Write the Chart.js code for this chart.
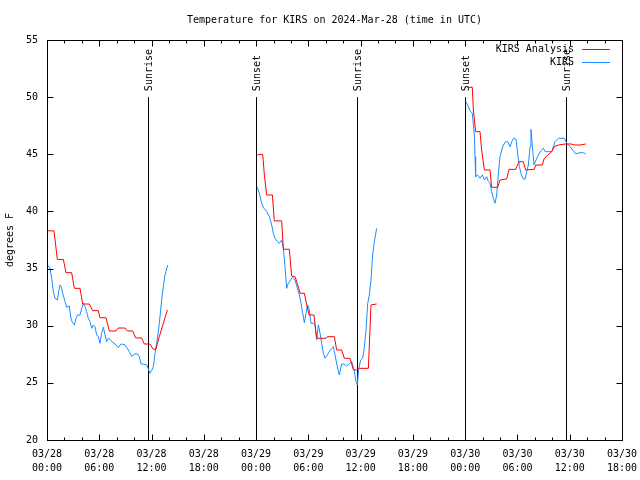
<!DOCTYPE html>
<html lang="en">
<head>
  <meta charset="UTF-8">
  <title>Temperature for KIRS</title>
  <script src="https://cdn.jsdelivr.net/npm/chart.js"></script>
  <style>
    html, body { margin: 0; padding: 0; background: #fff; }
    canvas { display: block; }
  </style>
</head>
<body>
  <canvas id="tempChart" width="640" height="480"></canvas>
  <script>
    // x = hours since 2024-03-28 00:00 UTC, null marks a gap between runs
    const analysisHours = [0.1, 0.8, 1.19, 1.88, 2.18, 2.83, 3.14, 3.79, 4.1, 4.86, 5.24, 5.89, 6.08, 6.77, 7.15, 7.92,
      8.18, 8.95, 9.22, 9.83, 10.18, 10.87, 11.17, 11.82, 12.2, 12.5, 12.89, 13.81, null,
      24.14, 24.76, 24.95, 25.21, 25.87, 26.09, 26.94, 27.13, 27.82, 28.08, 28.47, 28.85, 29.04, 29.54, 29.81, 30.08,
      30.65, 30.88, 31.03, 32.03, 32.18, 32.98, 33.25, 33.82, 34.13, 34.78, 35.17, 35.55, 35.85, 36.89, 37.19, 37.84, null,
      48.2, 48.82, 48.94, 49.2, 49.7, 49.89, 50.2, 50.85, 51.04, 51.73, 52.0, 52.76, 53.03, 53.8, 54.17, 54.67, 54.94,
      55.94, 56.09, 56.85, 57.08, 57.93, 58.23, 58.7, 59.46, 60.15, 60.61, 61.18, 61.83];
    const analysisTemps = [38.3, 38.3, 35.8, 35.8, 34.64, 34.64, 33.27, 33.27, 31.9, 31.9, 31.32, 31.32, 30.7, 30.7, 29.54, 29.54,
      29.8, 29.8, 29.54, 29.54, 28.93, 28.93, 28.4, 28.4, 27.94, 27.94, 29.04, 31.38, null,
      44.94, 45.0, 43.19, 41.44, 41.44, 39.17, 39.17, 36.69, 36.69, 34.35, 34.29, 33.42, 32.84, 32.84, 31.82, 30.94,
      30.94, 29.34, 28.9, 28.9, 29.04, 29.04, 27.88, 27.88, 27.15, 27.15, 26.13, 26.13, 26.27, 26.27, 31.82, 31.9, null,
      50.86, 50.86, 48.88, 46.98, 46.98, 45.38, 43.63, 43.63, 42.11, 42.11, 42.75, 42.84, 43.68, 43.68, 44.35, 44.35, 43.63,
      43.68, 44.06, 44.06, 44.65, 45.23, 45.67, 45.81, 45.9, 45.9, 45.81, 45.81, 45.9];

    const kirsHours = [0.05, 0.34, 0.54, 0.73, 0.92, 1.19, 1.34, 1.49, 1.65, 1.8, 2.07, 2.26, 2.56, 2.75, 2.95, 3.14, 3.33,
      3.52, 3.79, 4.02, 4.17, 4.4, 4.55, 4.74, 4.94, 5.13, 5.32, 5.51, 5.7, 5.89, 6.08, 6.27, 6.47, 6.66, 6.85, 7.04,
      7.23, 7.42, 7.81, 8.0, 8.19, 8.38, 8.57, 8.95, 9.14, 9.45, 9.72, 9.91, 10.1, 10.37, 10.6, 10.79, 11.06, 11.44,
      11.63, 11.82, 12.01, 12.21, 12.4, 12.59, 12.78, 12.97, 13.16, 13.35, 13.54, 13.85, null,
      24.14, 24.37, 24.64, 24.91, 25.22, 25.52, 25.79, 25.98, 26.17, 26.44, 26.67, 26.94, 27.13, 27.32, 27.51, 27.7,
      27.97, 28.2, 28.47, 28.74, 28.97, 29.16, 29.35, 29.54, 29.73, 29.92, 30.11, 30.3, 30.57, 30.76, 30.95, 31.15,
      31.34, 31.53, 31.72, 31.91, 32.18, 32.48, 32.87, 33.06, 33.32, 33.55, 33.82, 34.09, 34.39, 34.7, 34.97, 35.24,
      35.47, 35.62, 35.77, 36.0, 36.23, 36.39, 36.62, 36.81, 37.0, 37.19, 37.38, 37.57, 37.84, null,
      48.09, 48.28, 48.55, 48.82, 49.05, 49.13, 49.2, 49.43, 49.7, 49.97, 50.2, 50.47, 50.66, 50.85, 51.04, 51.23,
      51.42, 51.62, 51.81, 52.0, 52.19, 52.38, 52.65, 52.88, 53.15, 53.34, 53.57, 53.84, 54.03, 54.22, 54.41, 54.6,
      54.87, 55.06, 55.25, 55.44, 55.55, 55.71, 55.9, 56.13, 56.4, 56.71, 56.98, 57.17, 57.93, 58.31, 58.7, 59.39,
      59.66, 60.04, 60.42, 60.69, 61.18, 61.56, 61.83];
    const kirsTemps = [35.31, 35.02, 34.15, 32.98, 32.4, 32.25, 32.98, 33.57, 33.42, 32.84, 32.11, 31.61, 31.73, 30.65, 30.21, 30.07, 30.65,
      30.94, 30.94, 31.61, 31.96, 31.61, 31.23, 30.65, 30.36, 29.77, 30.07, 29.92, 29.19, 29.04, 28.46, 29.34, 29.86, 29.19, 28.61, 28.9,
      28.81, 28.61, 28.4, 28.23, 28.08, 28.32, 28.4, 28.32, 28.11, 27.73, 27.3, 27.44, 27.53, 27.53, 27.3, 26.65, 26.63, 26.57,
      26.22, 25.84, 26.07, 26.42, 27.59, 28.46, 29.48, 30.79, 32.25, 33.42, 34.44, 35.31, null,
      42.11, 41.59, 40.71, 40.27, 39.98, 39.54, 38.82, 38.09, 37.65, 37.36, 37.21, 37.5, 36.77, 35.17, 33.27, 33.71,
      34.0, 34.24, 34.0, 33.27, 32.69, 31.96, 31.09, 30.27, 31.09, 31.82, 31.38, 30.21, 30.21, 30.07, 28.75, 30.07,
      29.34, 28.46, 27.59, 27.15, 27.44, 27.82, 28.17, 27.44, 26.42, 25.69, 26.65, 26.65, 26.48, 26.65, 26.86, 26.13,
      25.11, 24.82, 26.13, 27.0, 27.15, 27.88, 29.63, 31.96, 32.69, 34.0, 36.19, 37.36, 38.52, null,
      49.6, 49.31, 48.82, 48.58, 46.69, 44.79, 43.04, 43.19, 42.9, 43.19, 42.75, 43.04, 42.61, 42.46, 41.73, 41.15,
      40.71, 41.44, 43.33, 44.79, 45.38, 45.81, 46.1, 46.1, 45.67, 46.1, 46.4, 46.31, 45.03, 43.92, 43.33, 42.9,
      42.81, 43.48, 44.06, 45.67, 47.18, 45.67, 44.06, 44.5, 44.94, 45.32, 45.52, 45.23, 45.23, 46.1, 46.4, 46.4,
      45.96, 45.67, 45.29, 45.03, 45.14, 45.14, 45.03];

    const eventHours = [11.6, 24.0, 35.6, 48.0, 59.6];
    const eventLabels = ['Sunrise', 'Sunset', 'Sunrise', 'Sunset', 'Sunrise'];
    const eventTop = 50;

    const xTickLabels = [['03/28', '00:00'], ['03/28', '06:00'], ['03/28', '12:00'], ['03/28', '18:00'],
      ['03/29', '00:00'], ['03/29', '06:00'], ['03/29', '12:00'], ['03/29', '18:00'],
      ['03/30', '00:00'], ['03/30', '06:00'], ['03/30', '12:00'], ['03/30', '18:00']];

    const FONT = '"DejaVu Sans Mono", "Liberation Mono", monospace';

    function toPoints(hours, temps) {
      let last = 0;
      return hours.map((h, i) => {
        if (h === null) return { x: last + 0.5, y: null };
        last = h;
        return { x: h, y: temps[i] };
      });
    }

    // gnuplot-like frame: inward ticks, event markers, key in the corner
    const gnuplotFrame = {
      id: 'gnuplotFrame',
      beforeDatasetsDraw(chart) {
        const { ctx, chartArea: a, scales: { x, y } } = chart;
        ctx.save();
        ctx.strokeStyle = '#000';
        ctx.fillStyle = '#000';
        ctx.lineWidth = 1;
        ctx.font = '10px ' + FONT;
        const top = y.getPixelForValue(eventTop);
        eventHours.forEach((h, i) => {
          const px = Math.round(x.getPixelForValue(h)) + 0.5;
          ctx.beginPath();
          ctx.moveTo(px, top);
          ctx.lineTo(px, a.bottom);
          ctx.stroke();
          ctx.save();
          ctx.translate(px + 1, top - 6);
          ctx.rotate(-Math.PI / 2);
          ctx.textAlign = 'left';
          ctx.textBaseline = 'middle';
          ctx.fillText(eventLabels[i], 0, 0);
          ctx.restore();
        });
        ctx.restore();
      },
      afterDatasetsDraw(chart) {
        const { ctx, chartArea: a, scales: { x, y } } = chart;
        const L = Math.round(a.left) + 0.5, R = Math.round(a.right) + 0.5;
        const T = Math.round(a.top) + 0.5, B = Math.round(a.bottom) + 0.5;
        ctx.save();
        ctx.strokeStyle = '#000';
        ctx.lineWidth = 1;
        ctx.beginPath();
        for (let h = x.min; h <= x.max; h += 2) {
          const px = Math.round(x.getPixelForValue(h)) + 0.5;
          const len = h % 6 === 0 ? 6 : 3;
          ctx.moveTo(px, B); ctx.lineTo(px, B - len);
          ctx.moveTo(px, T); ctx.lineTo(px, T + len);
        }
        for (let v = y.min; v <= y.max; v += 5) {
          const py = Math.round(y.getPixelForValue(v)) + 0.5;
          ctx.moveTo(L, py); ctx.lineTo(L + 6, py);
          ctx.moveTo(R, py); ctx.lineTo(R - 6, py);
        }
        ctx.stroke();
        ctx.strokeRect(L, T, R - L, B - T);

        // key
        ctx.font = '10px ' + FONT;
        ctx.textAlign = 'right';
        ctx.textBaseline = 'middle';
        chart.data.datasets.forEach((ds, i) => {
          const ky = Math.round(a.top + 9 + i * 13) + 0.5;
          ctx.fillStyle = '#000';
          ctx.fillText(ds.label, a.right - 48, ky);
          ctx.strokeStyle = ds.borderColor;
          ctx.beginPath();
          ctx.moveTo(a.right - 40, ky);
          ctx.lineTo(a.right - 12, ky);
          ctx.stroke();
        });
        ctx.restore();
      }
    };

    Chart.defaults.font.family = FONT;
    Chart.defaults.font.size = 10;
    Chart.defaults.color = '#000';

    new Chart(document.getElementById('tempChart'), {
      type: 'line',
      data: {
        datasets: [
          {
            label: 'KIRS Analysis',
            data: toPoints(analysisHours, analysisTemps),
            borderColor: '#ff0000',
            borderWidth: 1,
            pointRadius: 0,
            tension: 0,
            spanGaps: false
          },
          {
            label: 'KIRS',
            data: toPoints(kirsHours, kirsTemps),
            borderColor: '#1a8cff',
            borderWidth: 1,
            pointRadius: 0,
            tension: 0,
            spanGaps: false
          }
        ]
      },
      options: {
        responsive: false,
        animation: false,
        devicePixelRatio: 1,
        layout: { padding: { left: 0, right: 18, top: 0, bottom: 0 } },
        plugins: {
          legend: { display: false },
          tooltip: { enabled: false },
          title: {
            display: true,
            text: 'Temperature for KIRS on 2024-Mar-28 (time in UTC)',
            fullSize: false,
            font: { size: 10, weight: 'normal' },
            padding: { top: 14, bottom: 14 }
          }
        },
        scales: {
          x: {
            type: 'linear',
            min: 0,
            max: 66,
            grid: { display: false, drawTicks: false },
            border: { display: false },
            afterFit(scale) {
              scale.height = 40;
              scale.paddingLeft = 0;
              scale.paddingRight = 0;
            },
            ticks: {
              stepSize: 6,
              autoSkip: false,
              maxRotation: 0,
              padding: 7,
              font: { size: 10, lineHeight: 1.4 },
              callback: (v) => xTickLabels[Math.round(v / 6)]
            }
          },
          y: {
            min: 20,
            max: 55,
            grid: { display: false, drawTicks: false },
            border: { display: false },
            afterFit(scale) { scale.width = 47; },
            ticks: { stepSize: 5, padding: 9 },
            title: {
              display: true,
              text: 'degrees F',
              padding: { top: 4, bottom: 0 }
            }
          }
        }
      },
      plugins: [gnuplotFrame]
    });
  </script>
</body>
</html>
-=-=-=-=-
:: What the exercise asks ::
Repeat exactly and only the lines from the start of the data above through the line that holds "45.81, 45.81, 45.9];", inclusive. Pictures do not belong in the copy.

:: Worked solution ::
Write the Chart.js code for this chart.
<!DOCTYPE html>
<html lang="en">
<head>
  <meta charset="UTF-8">
  <title>Temperature for KIRS</title>
  <script src="https://cdn.jsdelivr.net/npm/chart.js"></script>
  <style>
    html, body { margin: 0; padding: 0; background: #fff; }
    canvas { display: block; }
  </style>
</head>
<body>
  <canvas id="tempChart" width="640" height="480"></canvas>
  <script>
    // x = hours since 2024-03-28 00:00 UTC, null marks a gap between runs
    const analysisHours = [0.1, 0.8, 1.19, 1.88, 2.18, 2.83, 3.14, 3.79, 4.1, 4.86, 5.24, 5.89, 6.08, 6.77, 7.15, 7.92,
      8.18, 8.95, 9.22, 9.83, 10.18, 10.87, 11.17, 11.82, 12.2, 12.5, 12.89, 13.81, null,
      24.14, 24.76, 24.95, 25.21, 25.87, 26.09, 26.94, 27.13, 27.82, 28.08, 28.47, 28.85, 29.04, 29.54, 29.81, 30.08,
      30.65, 30.88, 31.03, 32.03, 32.18, 32.98, 33.25, 33.82, 34.13, 34.78, 35.17, 35.55, 35.85, 36.89, 37.19, 37.84, null,
      48.2, 48.82, 48.94, 49.2, 49.7, 49.89, 50.2, 50.85, 51.04, 51.73, 52.0, 52.76, 53.03, 53.8, 54.17, 54.67, 54.94,
      55.94, 56.09, 56.85, 57.08, 57.93, 58.23, 58.7, 59.46, 60.15, 60.61, 61.18, 61.83];
    const analysisTemps = [38.3, 38.3, 35.8, 35.8, 34.64, 34.64, 33.27, 33.27, 31.9, 31.9, 31.32, 31.32, 30.7, 30.7, 29.54, 29.54,
      29.8, 29.8, 29.54, 29.54, 28.93, 28.93, 28.4, 28.4, 27.94, 27.94, 29.04, 31.38, null,
      44.94, 45.0, 43.19, 41.44, 41.44, 39.17, 39.17, 36.69, 36.69, 34.35, 34.29, 33.42, 32.84, 32.84, 31.82, 30.94,
      30.94, 29.34, 28.9, 28.9, 29.04, 29.04, 27.88, 27.88, 27.15, 27.15, 26.13, 26.13, 26.27, 26.27, 31.82, 31.9, null,
      50.86, 50.86, 48.88, 46.98, 46.98, 45.38, 43.63, 43.63, 42.11, 42.11, 42.75, 42.84, 43.68, 43.68, 44.35, 44.35, 43.63,
      43.68, 44.06, 44.06, 44.65, 45.23, 45.67, 45.81, 45.9, 45.9, 45.81, 45.81, 45.9];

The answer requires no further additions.